Lily's Topic and Foci

Topic: women with mental illness

Focus 1: The differences in how women with mental illnesses were treated in 3 different time periods (50s, 60s, now) using The Bell Jar, Girl, Interrupted, and OCD Love Story.  This includes stigmas around mental illness, as well as approaches and attitudes of doctors.  The Bell Jar and Girl, Interrupted include characters at the same mental hospital, so it will be interesting to compare their experiences 10 years apart.  Although the character in OCD Love Story is not admitted to a mental hospital, she battles with OCD and anxiety in modern times (2010s).  In The Bell Jar, the main character's doctor is "unsympathetic" and fails to listen to her as he prescribes unnecessary treatments.  She faces stigmas surrounding her gender and her mental illness.   In Girl, Interrupted the doctors use ineffective and damaging treatments, and the protagonist faces discrimination due to the stigma of mental illness.  In OCD Love Story, the therapist is a woman who is very involved in the protagonist's life.  The protagonist also attends a teen therapy group.  Despite the modern setting, there are still stigmas regarding mental illness.  I am interested to see how the mental health field has changed and improved over time.

Focus 2: Social nonconformity and limited choices for women in The Bell Jar and Girl, Interrupted.  In Girl, Interrupted, the main character wonders whether her symptoms truly make her "insane," rather than just a rebellious teen.  She also faces sexism at a job, strict dress codes, and even faces sexism in her diagnosis.  She eventually turns to the convention of marriage.  In The Bell Jar, the main character struggles with choosing between following the life that is expected of a respectable woman in the 50s and following her own desires.  She defies the societal expectations of a "confident, polite, smiley" woman and is moody and dark.  She also has sexual desires that go against conventions of the time.

Comments

  1. I think this is a really interesting topic: especially since your first two books are older and from a time period when it was less socially acceptable for anyone, especially women to be not "confident, polite, and smiley" (as you said). Looking at how those expectations affected women's mental health and how society reacted to that and how both of those have changed will be really cool.

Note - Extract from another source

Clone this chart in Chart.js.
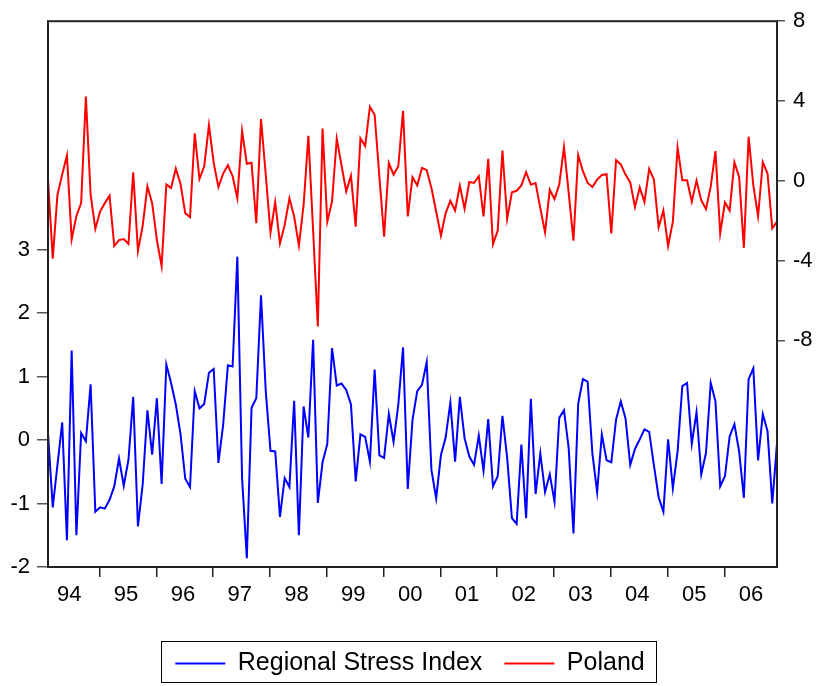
<!DOCTYPE html>
<html>
<head>
<meta charset="utf-8">
<script src="https://cdn.jsdelivr.net/npm/chart.js@4.4.1/dist/chart.umd.min.js"></script>
<style>
  html, body { margin: 0; padding: 0; background: #fff; }
</style>
</head>
<body>
<canvas id="stressChart" width="820" height="686"></canvas>
<script>
// monthly observations, 1994M02 .. 2006M12
const months = [];
for (let y = 1994; y <= 2006; y++) {
    for (let m = (y === 1994 ? 2 : 1); m <= 12; m++) {
        months.push(y + '-' + String(m).padStart(2, '0'));
    }
}
const yearLabels = ['94', '95', '96', '97', '98', '99', '00', '01', '02', '03', '04', '05', '06'];
const leftTicks = [-2, -1, 0, 1, 2, 3];
const rightTicks = [-8, -4, 0, 4, 8];

const stressIndex = [
    0.11, -1.06, -0.39, 0.28, -1.58, 1.41, -1.50, 0.11, -0.02, 0.88,
    -1.13, -1.06, -1.08, -0.94, -0.73, -0.29, -0.72, -0.31, 0.68, -1.36,
    -0.70, 0.47, -0.23, 0.66, -0.69, 1.19, 0.90, 0.56, 0.09, -0.61,
    -0.74, 0.77, 0.50, 0.57, 1.06, 1.12, -0.36, 0.24, 1.18, 1.16,
    2.89, -0.60, -1.86, 0.51, 0.66, 2.28, 0.77, -0.17, -0.18, -1.21,
    -0.60, -0.74, 0.62, -1.50, 0.53, 0.04, 1.58, -0.99, -0.35, -0.06,
    1.45, 0.86, 0.89, 0.79, 0.56, -0.65, 0.09, 0.05, -0.34, 1.11,
    -0.24, -0.28, 0.41, -0.03, 0.56, 1.46, -0.77, 0.32, 0.77, 0.87,
    1.23, -0.47, -0.92, -0.24, 0.04, 0.59, -0.34, 0.68, 0.03, -0.26,
    -0.39, 0.07, -0.48, 0.33, -0.73, -0.57, 0.38, -0.28, -1.23, -1.32,
    -0.07, -1.23, 0.65, -0.85, -0.21, -0.82, -0.54, -0.97, 0.35, 0.47,
    -0.13, -1.47, 0.57, 0.96, 0.92, -0.21, -0.82, 0.09, -0.32, -0.35,
    0.32, 0.61, 0.34, -0.39, -0.14, 0.01, 0.17, 0.13, -0.40, -0.90,
    -1.13, 0.01, -0.76, -0.18, 0.85, 0.90, -0.06, 0.44, -0.54, -0.20,
    0.90, 0.61, -0.73, -0.57, 0.06, 0.25, -0.18, -0.91, 0.96, 1.13,
    -0.32, 0.41, 0.14, -1.00, -0.05
];

const poland = [
    0.09, -3.90, -0.70, 0.31, 1.27, -2.94, -1.76, -1.12, 4.22, -0.70,
    -2.41, -1.54, -1.12, -0.75, -3.27, -2.97, -2.92, -3.17, 0.43, -3.51,
    -2.26, -0.28, -1.12, -2.97, -4.28, -0.18, -0.36, 0.62, -0.16, -1.63,
    -1.83, 2.38, 0.09, 0.73, 2.79, 0.90, -0.31, 0.36, 0.78, 0.23,
    -0.87, 2.50, 0.85, 0.90, -2.13, 3.09, 0.31, -2.59, -1.07, -3.14,
    -2.21, -0.88, -1.79, -3.24, -1.20, 2.25, -2.47, -7.30, 2.62, -2.05,
    -1.04, 2.11, 0.78, -0.53, 0.26, -2.30, 2.13, 1.74, 3.71, 3.31,
    0.23, -2.80, 0.90, 0.31, 0.73, 3.51, -1.79, 0.18, -0.23, 0.65,
    0.53, -0.36, -1.54, -2.75, -1.63, -1.00, -1.49, -0.24, -1.40, -0.06,
    -0.11, 0.23, -1.79, 1.10, -3.19, -2.50, 1.52, -1.91, -0.58, -0.50,
    -0.23, 0.43, -0.19, -0.11, -1.37, -2.59, -0.45, -0.92, -0.19, 1.69,
    -0.61, -3.00, 1.29, 0.48, -0.11, -0.31, 0.06, 0.29, 0.33, -2.64,
    1.04, 0.82, 0.31, -0.08, -1.32, -0.33, -1.07, 0.60, 0.06, -2.33,
    -1.49, -3.27, -2.05, 1.66, 0.03, 0.03, -1.05, 0.01, -0.98, -1.42,
    -0.28, 1.49, -2.64, -1.09, -1.49, 0.93, 0.19, -3.36, 2.21, -0.23,
    -1.77, 0.93, 0.36, -2.38, -2.05
];

const FONT = "'Liberation Sans', Arial, sans-serif";

// year boundaries get a tick mark, year labels sit mid-year
const YEAR_TICK = 10.9;
const YEAR_MID = 4.5;
function isLabelTick(v) {
    const k = (v - YEAR_MID) / 12;
    return Math.abs(k - Math.round(k)) < 0.01;
}

// box round the plot and round the legend
const framePlugin = {
    id: 'frame',
    afterDatasetsDraw(chart) {
        const {ctx, chartArea: a} = chart;
        ctx.save();
        ctx.strokeStyle = '#222';
        ctx.lineWidth = 2;
        ctx.strokeRect(a.left, a.top, a.right - a.left, a.bottom - a.top);
        ctx.restore();
    },
    afterDraw(chart) {
        const boxes = chart.legend.legendHitBoxes;
        if (!boxes || !boxes.length) return;
        const first = boxes[0], last = boxes[boxes.length - 1];
        const ctx = chart.ctx;
        ctx.save();
        ctx.strokeStyle = '#000';
        ctx.lineWidth = 1;
        const l = first.left - 14, r = last.left + last.width + 12;
        const t = first.top - 10, b = first.top + first.height + 6;
        ctx.strokeRect(Math.round(l) + 0.5, Math.round(t) + 0.5, Math.round(r - l), Math.round(b - t));
        ctx.restore();
    }
};

const ctx = document.getElementById('stressChart').getContext('2d');

new Chart(ctx, {
    type: 'line',
    data: {
        datasets: [
            {
                label: 'Regional Stress Index',
                data: stressIndex.map((v, i) => ({x: i, y: v})),
                borderColor: '#0000ff',
                backgroundColor: '#0000ff',
                borderWidth: 2,
                pointRadius: 0,
                tension: 0,
                yAxisID: 'y'
            },
            {
                label: 'Poland',
                data: poland.map((v, i) => ({x: i, y: v})),
                borderColor: '#ff0000',
                backgroundColor: '#ff0000',
                borderWidth: 2,
                pointRadius: 0,
                tension: 0,
                yAxisID: 'y1'
            }
        ]
    },
    options: {
        responsive: false,
        animation: false,
        layout: { padding: { top: 20, left: 0, right: 0, bottom: 0 } },
        plugins: {
            tooltip: { enabled: false },
            legend: {
                position: 'bottom',
                labels: {
                    usePointStyle: true,
                    pointStyle: 'line',
                    pointStyleWidth: 50,
                    padding: 22,
                    color: '#000',
                    font: { family: FONT, size: 25 }
                }
            }
        },
        scales: {
            x: {
                type: 'linear',
                min: 0,
                max: months.length - 1,
                afterBuildTicks: s => {
                    const t = [];
                    yearLabels.forEach((_, k) => {
                        t.push({value: YEAR_MID + 12 * k});
                        if (k < yearLabels.length - 1) t.push({value: YEAR_TICK + 12 * k});
                    });
                    s.ticks = t;
                },
                afterFit: s => { s.height = 62; },
                border: { display: false },
                grid: {
                    drawOnChartArea: false,
                    tickLength: 10,
                    lineWidth: 1.5,
                    color: c => (c.tick && isLabelTick(c.tick.value)) ? 'rgba(0,0,0,0)' : '#222'
                },
                ticks: {
                    autoSkip: false,
                    maxRotation: 0,
                    padding: 5,
                    color: '#000',
                    font: { family: FONT, size: 22 },
                    callback: v => isLabelTick(v) ? yearLabels[Math.round((v - YEAR_MID) / 12)] : ''
                }
            },
            y: {
                position: 'left',
                min: -2,
                max: 6.6,
                afterBuildTicks: s => { s.ticks = leftTicks.map(v => ({value: v})); },
                afterFit: s => { s.width = 48; },
                border: { display: false },
                grid: { drawOnChartArea: false, tickLength: 11, color: '#555', lineWidth: 1.5 },
                ticks: { padding: 7, color: '#000', font: { family: FONT, size: 22 } }
            },
            y1: {
                position: 'right',
                min: -19.36,
                max: 8,
                afterBuildTicks: s => { s.ticks = rightTicks.map(v => ({value: v})); },
                afterFit: s => { s.width = 43; },
                border: { display: false },
                grid: { drawOnChartArea: false, tickLength: 8, color: '#555', lineWidth: 1.5 },
                ticks: { padding: 8, color: '#000', font: { family: FONT, size: 22 } }
            }
        }
    },
    plugins: [framePlugin]
});
</script>
</body>
</html>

    Some questions you could maybe think about that relate to your foci:
    What does it mean to be "insane," both in the context of each of these novels and in the context of society at the time those novels were published?
    I know in The Bell Jar Esther is very vehement about not getting married, and you said that the main character in Girl, Interrupted does eventually get married. What prompts her to do this and what does that reveal about the differences between her and Esther?
    Obviously all the novels you want to look at have overlapping themes, but are there any more physical/tangible parallels between the stories that you could examine? I haven't read Girl, Interrupted or OCD Love Story so I'm not really sure how well this applies but if there are any common physical manifestations of their illnesses that could be an interesting thing to compare.